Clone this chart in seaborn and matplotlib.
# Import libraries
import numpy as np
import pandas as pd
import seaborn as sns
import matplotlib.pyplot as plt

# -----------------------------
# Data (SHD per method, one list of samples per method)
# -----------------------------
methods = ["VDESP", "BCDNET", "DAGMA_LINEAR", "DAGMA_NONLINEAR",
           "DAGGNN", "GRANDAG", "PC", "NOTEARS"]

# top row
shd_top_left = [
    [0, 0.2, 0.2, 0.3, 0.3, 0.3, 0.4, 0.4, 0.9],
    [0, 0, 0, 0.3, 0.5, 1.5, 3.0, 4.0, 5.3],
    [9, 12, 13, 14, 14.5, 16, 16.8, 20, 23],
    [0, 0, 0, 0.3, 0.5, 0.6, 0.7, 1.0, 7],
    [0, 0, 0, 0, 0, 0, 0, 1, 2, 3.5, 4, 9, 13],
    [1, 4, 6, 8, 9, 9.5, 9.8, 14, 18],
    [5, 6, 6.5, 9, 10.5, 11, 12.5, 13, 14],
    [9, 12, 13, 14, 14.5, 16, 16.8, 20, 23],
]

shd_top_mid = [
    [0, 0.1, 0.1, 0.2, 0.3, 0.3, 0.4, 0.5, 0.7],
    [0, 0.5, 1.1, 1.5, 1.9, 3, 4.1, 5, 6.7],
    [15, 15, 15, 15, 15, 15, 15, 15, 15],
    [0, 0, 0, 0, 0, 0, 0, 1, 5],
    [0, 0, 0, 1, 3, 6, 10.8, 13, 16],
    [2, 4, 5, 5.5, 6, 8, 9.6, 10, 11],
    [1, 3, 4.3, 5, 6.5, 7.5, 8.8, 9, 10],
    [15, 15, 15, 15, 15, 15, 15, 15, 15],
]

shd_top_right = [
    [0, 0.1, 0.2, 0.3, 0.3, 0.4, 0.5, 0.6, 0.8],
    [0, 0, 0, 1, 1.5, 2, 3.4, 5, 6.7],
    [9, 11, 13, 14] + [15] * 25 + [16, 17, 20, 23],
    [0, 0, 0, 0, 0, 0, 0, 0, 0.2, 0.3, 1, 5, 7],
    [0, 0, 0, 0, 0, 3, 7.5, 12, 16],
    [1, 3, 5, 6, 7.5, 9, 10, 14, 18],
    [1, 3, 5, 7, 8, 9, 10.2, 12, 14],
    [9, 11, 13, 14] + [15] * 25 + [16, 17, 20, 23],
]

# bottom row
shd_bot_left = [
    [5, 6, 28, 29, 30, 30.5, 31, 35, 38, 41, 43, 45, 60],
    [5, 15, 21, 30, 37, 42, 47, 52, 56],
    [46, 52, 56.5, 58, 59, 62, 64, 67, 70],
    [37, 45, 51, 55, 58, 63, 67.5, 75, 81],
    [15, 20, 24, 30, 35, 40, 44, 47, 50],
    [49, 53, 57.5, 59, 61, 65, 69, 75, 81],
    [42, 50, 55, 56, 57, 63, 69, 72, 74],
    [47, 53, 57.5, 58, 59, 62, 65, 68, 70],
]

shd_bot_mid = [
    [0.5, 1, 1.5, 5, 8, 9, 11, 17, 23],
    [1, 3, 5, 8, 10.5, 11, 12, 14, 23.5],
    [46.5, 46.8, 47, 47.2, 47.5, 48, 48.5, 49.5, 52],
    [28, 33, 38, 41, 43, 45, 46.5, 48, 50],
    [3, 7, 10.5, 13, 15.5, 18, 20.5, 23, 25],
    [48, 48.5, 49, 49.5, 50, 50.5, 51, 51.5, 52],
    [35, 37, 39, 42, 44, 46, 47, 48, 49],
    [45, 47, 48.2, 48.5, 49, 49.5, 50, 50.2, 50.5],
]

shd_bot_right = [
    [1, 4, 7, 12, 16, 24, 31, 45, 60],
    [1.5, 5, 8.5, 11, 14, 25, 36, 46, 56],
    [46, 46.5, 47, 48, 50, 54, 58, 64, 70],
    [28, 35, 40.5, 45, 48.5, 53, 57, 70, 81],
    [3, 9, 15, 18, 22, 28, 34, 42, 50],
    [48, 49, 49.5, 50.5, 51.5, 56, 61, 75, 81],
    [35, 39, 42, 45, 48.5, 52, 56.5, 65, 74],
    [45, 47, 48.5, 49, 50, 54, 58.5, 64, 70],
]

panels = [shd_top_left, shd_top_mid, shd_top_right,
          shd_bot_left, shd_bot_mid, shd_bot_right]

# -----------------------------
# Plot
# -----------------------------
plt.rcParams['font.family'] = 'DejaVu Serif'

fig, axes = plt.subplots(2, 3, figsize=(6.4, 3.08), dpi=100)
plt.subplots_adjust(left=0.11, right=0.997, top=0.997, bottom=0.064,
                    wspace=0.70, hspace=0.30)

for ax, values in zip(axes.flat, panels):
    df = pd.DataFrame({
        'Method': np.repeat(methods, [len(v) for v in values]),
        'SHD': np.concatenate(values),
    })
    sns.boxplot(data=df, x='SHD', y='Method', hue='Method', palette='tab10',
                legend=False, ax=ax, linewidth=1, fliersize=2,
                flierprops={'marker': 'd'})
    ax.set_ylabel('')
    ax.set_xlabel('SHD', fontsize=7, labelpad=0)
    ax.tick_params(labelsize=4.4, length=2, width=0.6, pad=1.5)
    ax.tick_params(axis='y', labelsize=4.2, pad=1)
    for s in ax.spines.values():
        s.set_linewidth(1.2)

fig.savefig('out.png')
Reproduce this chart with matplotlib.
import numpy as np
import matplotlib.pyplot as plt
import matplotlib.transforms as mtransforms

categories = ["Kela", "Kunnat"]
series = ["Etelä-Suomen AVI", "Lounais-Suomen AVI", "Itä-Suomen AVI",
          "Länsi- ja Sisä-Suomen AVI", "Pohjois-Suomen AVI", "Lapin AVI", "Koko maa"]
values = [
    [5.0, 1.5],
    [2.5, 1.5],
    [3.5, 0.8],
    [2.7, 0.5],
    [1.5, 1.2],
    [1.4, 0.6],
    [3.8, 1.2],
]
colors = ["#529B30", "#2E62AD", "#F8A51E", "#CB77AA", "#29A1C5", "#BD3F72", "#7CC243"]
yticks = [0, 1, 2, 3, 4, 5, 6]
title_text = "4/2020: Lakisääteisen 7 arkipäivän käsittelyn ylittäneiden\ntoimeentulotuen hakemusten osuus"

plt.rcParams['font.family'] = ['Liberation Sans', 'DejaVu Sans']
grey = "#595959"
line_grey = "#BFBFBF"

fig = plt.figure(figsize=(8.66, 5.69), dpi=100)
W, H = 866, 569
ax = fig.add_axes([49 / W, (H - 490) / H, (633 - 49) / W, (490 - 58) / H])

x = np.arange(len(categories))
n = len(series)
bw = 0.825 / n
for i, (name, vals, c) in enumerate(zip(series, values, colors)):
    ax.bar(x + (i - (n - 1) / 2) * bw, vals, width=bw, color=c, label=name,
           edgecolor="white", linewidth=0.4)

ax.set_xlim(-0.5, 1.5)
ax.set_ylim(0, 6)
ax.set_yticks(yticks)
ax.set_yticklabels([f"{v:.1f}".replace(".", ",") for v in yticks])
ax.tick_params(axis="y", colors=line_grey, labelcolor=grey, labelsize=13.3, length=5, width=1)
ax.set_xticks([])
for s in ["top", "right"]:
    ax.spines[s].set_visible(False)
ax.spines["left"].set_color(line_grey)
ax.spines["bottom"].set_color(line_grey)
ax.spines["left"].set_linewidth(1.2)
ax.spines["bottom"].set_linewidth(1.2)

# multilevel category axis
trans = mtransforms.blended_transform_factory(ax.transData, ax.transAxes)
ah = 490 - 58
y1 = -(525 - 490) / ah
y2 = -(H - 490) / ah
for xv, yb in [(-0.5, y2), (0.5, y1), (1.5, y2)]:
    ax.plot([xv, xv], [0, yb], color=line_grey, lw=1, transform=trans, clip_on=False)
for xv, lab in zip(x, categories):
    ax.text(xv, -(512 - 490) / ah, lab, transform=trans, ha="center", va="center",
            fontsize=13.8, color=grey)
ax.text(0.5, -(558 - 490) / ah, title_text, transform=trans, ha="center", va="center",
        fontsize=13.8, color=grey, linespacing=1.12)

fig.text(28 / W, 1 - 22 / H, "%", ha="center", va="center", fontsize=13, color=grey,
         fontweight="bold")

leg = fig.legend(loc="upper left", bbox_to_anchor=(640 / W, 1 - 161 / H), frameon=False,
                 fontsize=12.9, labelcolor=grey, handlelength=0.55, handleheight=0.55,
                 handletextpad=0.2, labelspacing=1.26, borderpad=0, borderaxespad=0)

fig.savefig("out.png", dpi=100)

___

Challenge: List the lines of the entries that include "this".

Reply to the exercise:
Clone this chart in seaborn and matplotlib.
Reproduce this chart with matplotlib.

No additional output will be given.